When I opened them a few seconds later, I saw a pack of Ferrero Rocher in front of me.

“Happy Teachers’ Day! Teacher, this is for you. Thank you for teaching me.”

I wondered if he bought it on his own and enquired.

“My mother asked me to empty all the money in my wallet and she will help me buy something for teacher.”

Cute cute little C. And for those of you who saw his photo in my handphone, you have to agree that he is really cute. My whole family has grown quite affectionate towards him just from my description of him and all his little “adventures”, which I would never fail to update them each time I return from his place.

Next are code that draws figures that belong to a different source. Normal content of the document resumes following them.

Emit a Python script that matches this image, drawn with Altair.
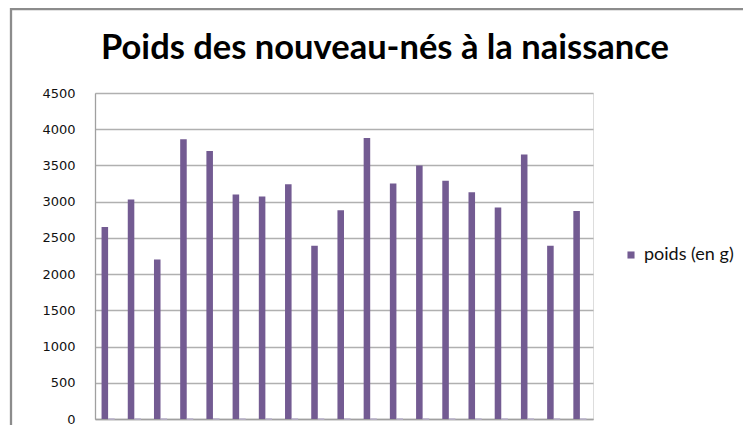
import altair as alt
import pandas as pd

# Data
bebes = ["1", "2", "3", "4", "5", "6", "7", "8", "9", "10",
         "11", "12", "13", "14", "15", "16", "17", "18", "19"]
poids = [2650, 3030, 2200, 3860, 3700, 3100, 3070, 3240, 2390, 2880,
         3880, 3250, 3500, 3290, 3130, 2920, 3650, 2390, 2870]
vide = [0, 0, 0, 0, 0, 0, 0, 0, 0, 0, 0, 0, 0, 0, 0, 0, 0, 0, 0]
serie = "poids (en g)"
serie_vide = "série 2"
y_ticks = [0, 500, 1000, 1500, 2000, 2500, 3000, 3500, 4000, 4500]
titre = "Poids des nouveau-nés à la naissance"

df_poids = pd.DataFrame({"bebe": bebes, "poids": poids, "serie": serie})
df_vide = pd.DataFrame({"bebe": bebes, "poids": vide, "serie": serie_vide})

PURPLE = "#735B92"
GRID = "#B0B0B0"

x_enc = alt.X(
    "bebe:N", sort=bebes,
    scale=alt.Scale(paddingInner=0.5, paddingOuter=0.25),
    axis=alt.Axis(labels=False, ticks=False, title=None,
                  domainColor="#A0A0A0", domainWidth=1.3),
)
xoff_enc = alt.XOffset(
    "serie:N",
    scale=alt.Scale(domain=[serie, serie_vide], paddingInner=0, paddingOuter=0),
)
y_enc = alt.Y(
    "poids:Q",
    scale=alt.Scale(domain=[0, 4500], nice=False),
    axis=alt.Axis(values=y_ticks, format="d", title=None, ticks=False, labelPadding=20,
                  labelFont="DejaVu Sans", labelFontSize=13, labelColor="#111111",
                  gridColor=GRID, gridWidth=1.3,
                  domainColor="#A0A0A0", domainWidth=1.3),
)

one_row = pd.DataFrame({"k": [0]})

frame = alt.Chart(one_row).mark_rect(
    fillOpacity=0, stroke="#8C8C8C", strokeWidth=2.3
).encode(
    x=alt.value(-84), x2=alt.value(900), y=alt.value(-84), y2=alt.value(700)
)

title_mark = alt.Chart(one_row).mark_text(
    font="Lato", fontSize=34.5, fontWeight="bold", color="#000000",
    align="center", baseline="alphabetic"
).encode(x=alt.value(290), y=alt.value(-34), text=alt.value(titre))

bars = alt.Chart(df_poids).mark_bar().encode(
    x=x_enc, xOffset=xoff_enc, y=y_enc,
    color=alt.Color(
        "serie:N",
        scale=alt.Scale(domain=[serie], range=[PURPLE]),
        legend=alt.Legend(title=None, orient="none", legendX=527, legendY=153,
                          symbolType="square", symbolSize=50, symbolStrokeWidth=0,
                          labelFont="Lato", labelFontSize=18, labelColor="#111111",
                          labelOffset=4),
    ),
)

zero_bars = alt.Chart(df_vide).mark_bar(
    color="#BBB2CC", stroke="#BBB2CC", strokeWidth=1.6
).encode(x=x_enc, xOffset=xoff_enc, y=y_enc)

chart = alt.layer(frame, title_mark, bars, zero_bars).properties(
    width=498,
    height=326,
    padding={"left": 87, "top": 85, "right": 150, "bottom": 6},
    autosize=alt.AutoSizeParams(type="none"),
).configure_view(strokeWidth=0).configure(background="white")

chart.save("out.html", embed_options={"renderer": "svg", "actions": False})
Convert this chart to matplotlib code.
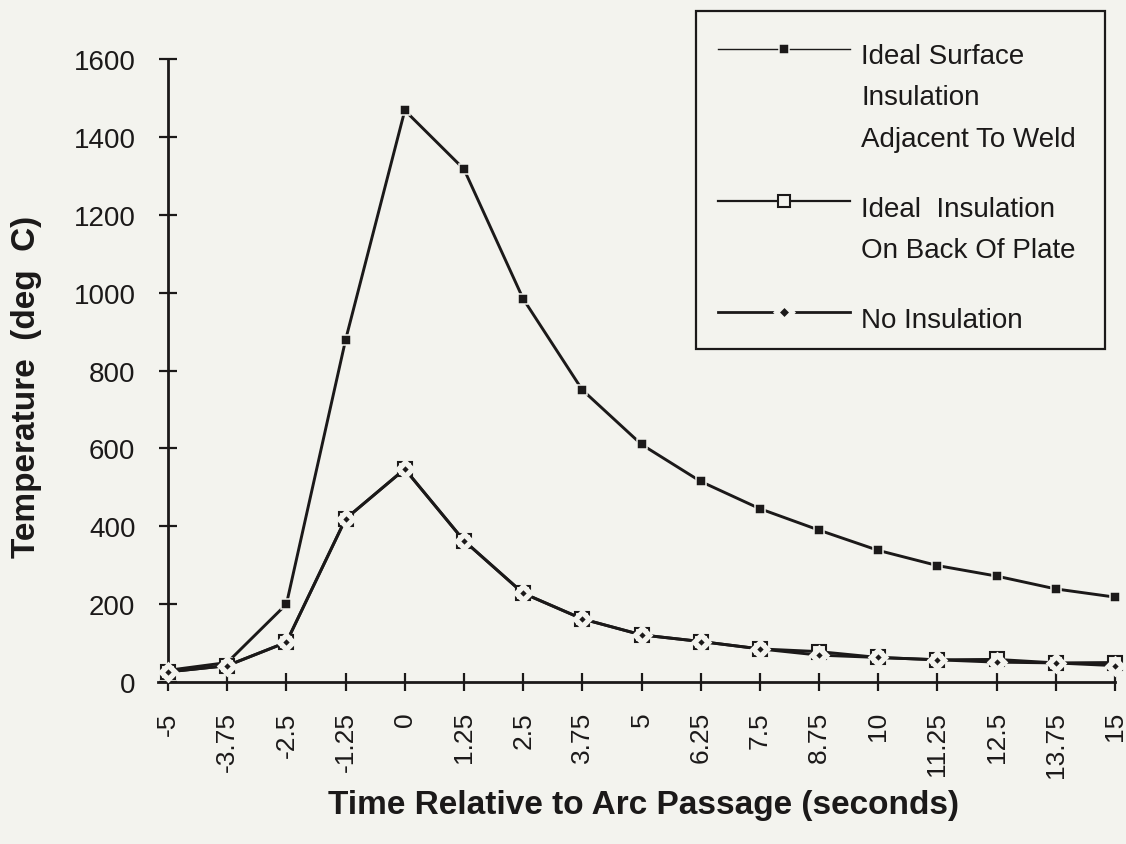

Yesterday, A presented me with a purple package, wrapped simply. She was too shy to give me in the face so she left it on my side of the table so I could see it. Unfortunately I did not notice it till half the lesson was gone.

I unwrapped it when I got home. It was a bookmark in the shape of a golden paperclip with a dove at the top. Looks like those you get from Christian bookshops. She, knowing that I love to read, has chosen to give me a bookmark. I thought that was quite sweet too.

At night, I went to teach J. He asked his mum to give it to me, as he was too shy to do so. He claimed it is disgusting and only boyfriend would give his girlfriend such stuff. But at last he gave it to me with his own hands, concealing the pink rose behind his back till the very last moment. And his behaviour was excellent, almost like an angel. He completed so much work, more than what he could complete in 3 sessions combined.

Little kids, little gestures… but they mean so much to me.

I remembered all those little gifts and notes I received from some of my “tuitees” back then. Envelopes in the form of stapled foolscap paper addressing to “Tuition Teacher” (after the umpteenth time I reminded them that a tuition teacher is a tutor!!), filled with drawings, stickers, pencils, photographs of them without their parents’ knowledge, little notes with juvenile language and innocence.

This morning, I went to that little drawer to fish out those notes. It was really heart-warming to read them that I am feeling all so sentimental now.